* **Exercise**: Reproduce all the material exactly, minus any pictures it holds.

* **Provided data**:
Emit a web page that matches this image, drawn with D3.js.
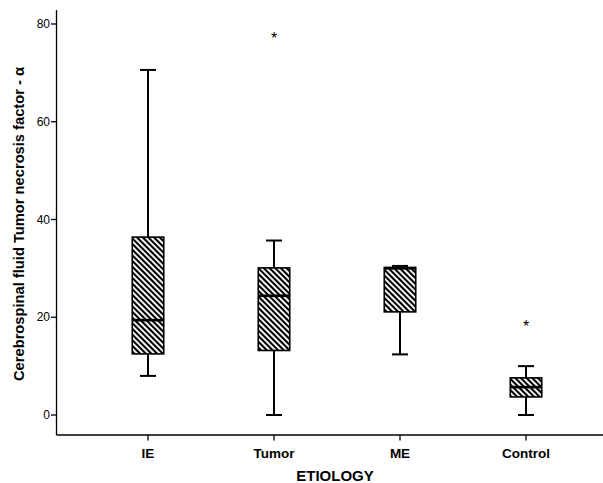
<!DOCTYPE html>
<html>
<head>
<meta charset="utf-8">
<script src="https://cdn.jsdelivr.net/npm/d3@7"></script>
<style>
  body { margin: 0; background: #fff; }
  svg { display: block; font-family: "Liberation Sans", Arial, sans-serif; }
</style>
</head>
<body>
<svg id="chart" width="603" height="483"></svg>
<script>
// box plot data
const categories = ["IE", "Tumor", "ME", "Control"];
const whiskerLow = [8.0, 0, 12.4, 0];
const q1 = [12.5, 13.2, 21.1, 3.7];
const medians = [19.4, 24.4, 30.0, 5.7];
const q3 = [36.4, 30.1, 30.2, 7.6];
const whiskerHigh = [70.6, 35.7, 30.5, 10.0];
const outliers = [[], [78], [], [19]];
const yTicks = [0, 20, 40, 60, 80];

const svg = d3.select("#chart");

const x = d3.scaleBand().domain(categories).range([85, 589]);
const y = d3.scaleLinear().domain([0, 80]).range([415, 24]);

// hatch fill
const defs = svg.append("defs");
const pat = defs.append("pattern")
  .attr("id", "hatch")
  .attr("patternUnits", "userSpaceOnUse")
  .attr("width", 4)
  .attr("height", 4)
  .attr("patternTransform", "rotate(-45)");
pat.append("rect").attr("width", 4).attr("height", 4).attr("fill", "#fff");
pat.append("rect").attr("x", 0).attr("width", 2.1).attr("height", 4).attr("fill", "#000");

// axes
const xAxisY = 435;
svg.append("line").attr("x1", 56.5).attr("x2", 603).attr("y1", xAxisY).attr("y2", xAxisY)
  .attr("stroke", "#000").attr("stroke-width", 1.3);
svg.append("line").attr("x1", 56.5).attr("x2", 56.5).attr("y1", 10).attr("y2", xAxisY)
  .attr("stroke", "#000").attr("stroke-width", 1.3);

const yt = svg.append("g");
yTicks.forEach(t => {
  yt.append("line").attr("x1", 51).attr("x2", 56.5).attr("y1", y(t)).attr("y2", y(t))
    .attr("stroke", "#000").attr("stroke-width", 1.3);
  yt.append("text").attr("x", 50).attr("y", y(t)).attr("dy", "0.35em")
    .attr("text-anchor", "end").attr("font-size", 12).text(t);
});

categories.forEach(c => {
  const cx = x(c) + x.bandwidth() / 2;
  svg.append("line").attr("x1", cx).attr("x2", cx).attr("y1", xAxisY).attr("y2", xAxisY + 5.5)
    .attr("stroke", "#000").attr("stroke-width", 1.3);
  svg.append("text").attr("x", cx).attr("y", 458).attr("text-anchor", "middle")
    .attr("font-size", 13.5).attr("font-weight", "bold").text(c);
});

svg.append("text").attr("x", 335).attr("y", 481).attr("text-anchor", "middle")
  .attr("font-size", 15).attr("font-weight", "bold").text("ETIOLOGY");

svg.append("text")
  .attr("transform", "translate(24, 224) rotate(-90)")
  .attr("text-anchor", "middle")
  .attr("font-size", 14.7).attr("font-weight", "bold")
  .text("Cerebrospinal fluid Tumor necrosis factor - α");

// boxes
const boxW = 31.5, capW = 16;
categories.forEach((c, i) => {
  const cx = x(c) + x.bandwidth() / 2;
  const g = svg.append("g");
  // whiskers
  g.append("line").attr("x1", cx).attr("x2", cx).attr("y1", y(whiskerHigh[i])).attr("y2", y(q3[i]))
    .attr("stroke", "#000").attr("stroke-width", 2);
  g.append("line").attr("x1", cx).attr("x2", cx).attr("y1", y(q1[i])).attr("y2", y(whiskerLow[i]))
    .attr("stroke", "#000").attr("stroke-width", 2);
  [whiskerHigh[i], whiskerLow[i]].forEach(v => {
    g.append("line").attr("x1", cx - capW / 2).attr("x2", cx + capW / 2).attr("y1", y(v)).attr("y2", y(v))
      .attr("stroke", "#000").attr("stroke-width", 2);
  });
  g.append("rect")
    .attr("x", cx - boxW / 2).attr("width", boxW)
    .attr("y", y(q3[i])).attr("height", y(q1[i]) - y(q3[i]))
    .attr("fill", "url(#hatch)").attr("stroke", "#000").attr("stroke-width", 1.6);
  g.append("line").attr("x1", cx - boxW / 2).attr("x2", cx + boxW / 2)
    .attr("y1", y(medians[i])).attr("y2", y(medians[i]))
    .attr("stroke", "#000").attr("stroke-width", 2.6);
  outliers[i].forEach(v => {
    g.append("text").attr("x", cx).attr("y", y(v)).attr("dy", "0.62em")
      .attr("text-anchor", "middle").attr("font-size", 16).text("*");
  });
});
</script>
</body>
</html>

* **Solution to this exercise**:
Emit a web page that matches this image, drawn with D3.js.
<!DOCTYPE html>
<html>
<head>
<meta charset="utf-8">
<script src="https://cdn.jsdelivr.net/npm/d3@7"></script>
<style>
  body { margin: 0; background: #fff; }
  svg { display: block; font-family: "Liberation Sans", Arial, sans-serif; }
</style>
</head>
<body>
<svg id="chart" width="603" height="483"></svg>
<script>
// box plot data
const categories = ["IE", "Tumor", "ME", "Control"];
const whiskerLow = [8.0, 0, 12.4, 0];
const q1 = [12.5, 13.2, 21.1, 3.7];
const medians = [19.4, 24.4, 30.0, 5.7];
const q3 = [36.4, 30.1, 30.2, 7.6];
const whiskerHigh = [70.6, 35.7, 30.5, 10.0];
const outliers = [[], [78], [], [19]];
const yTicks = [0, 20, 40, 60, 80];

const svg = d3.select("#chart");

const x = d3.scaleBand().domain(categories).range([85, 589]);
const y = d3.scaleLinear().domain([0, 80]).range([415, 24]);

// hatch fill
const defs = svg.append("defs");
const pat = defs.append("pattern")
  .attr("id", "hatch")
  .attr("patternUnits", "userSpaceOnUse")
  .attr("width", 4)
  .attr("height", 4)
  .attr("patternTransform", "rotate(-45)");
pat.append("rect").attr("width", 4).attr("height", 4).attr("fill", "#fff");
pat.append("rect").attr("x", 0).attr("width", 2.1).attr("height", 4).attr("fill", "#000");

// axes
const xAxisY = 435;
svg.append("line").attr("x1", 56.5).attr("x2", 603).attr("y1", xAxisY).attr("y2", xAxisY)
  .attr("stroke", "#000").attr("stroke-width", 1.3);
svg.append("line").attr("x1", 56.5).attr("x2", 56.5).attr("y1", 10).attr("y2", xAxisY)
  .attr("stroke", "#000").attr("stroke-width", 1.3);

const yt = svg.append("g");
yTicks.forEach(t => {
  yt.append("line").attr("x1", 51).attr("x2", 56.5).attr("y1", y(t)).attr("y2", y(t))
    .attr("stroke", "#000").attr("stroke-width", 1.3);
  yt.append("text").attr("x", 50).attr("y", y(t)).attr("dy", "0.35em")
    .attr("text-anchor", "end").attr("font-size", 12).text(t);
});

categories.forEach(c => {
  const cx = x(c) + x.bandwidth() / 2;
  svg.append("line").attr("x1", cx).attr("x2", cx).attr("y1", xAxisY).attr("y2", xAxisY + 5.5)
    .attr("stroke", "#000").attr("stroke-width", 1.3);
  svg.append("text").attr("x", cx).attr("y", 458).attr("text-anchor", "middle")
    .attr("font-size", 13.5).attr("font-weight", "bold").text(c);
});

svg.append("text").attr("x", 335).attr("y", 481).attr("text-anchor", "middle")
  .attr("font-size", 15).attr("font-weight", "bold").text("ETIOLOGY");

svg.append("text")
  .attr("transform", "translate(24, 224) rotate(-90)")
  .attr("text-anchor", "middle")
  .attr("font-size", 14.7).attr("font-weight", "bold")
  .text("Cerebrospinal fluid Tumor necrosis factor - α");

// boxes
const boxW = 31.5, capW = 16;
categories.forEach((c, i) => {
  const cx = x(c) + x.bandwidth() / 2;
  const g = svg.append("g");
  // whiskers
  g.append("line").attr("x1", cx).attr("x2", cx).attr("y1", y(whiskerHigh[i])).attr("y2", y(q3[i]))
    .attr("stroke", "#000").attr("stroke-width", 2);
  g.append("line").attr("x1", cx).attr("x2", cx).attr("y1", y(q1[i])).attr("y2", y(whiskerLow[i]))
    .attr("stroke", "#000").attr("stroke-width", 2);
  [whiskerHigh[i], whiskerLow[i]].forEach(v => {
    g.append("line").attr("x1", cx - capW / 2).attr("x2", cx + capW / 2).attr("y1", y(v)).attr("y2", y(v))
      .attr("stroke", "#000").attr("stroke-width", 2);
  });
  g.append("rect")
    .attr("x", cx - boxW / 2).attr("width", boxW)
    .attr("y", y(q3[i])).attr("height", y(q1[i]) - y(q3[i]))
    .attr("fill", "url(#hatch)").attr("stroke", "#000").attr("stroke-width", 1.6);
  g.append("line").attr("x1", cx - boxW / 2).attr("x2", cx + boxW / 2)
    .attr("y1", y(medians[i])).attr("y2", y(medians[i]))
    .attr("stroke", "#000").attr("stroke-width", 2.6);
  outliers[i].forEach(v => {
    g.append("text").attr("x", cx).attr("y", y(v)).attr("dy", "0.62em")
      .attr("text-anchor", "middle").attr("font-size", 16).text("*");
  });
});
</script>
</body>
</html>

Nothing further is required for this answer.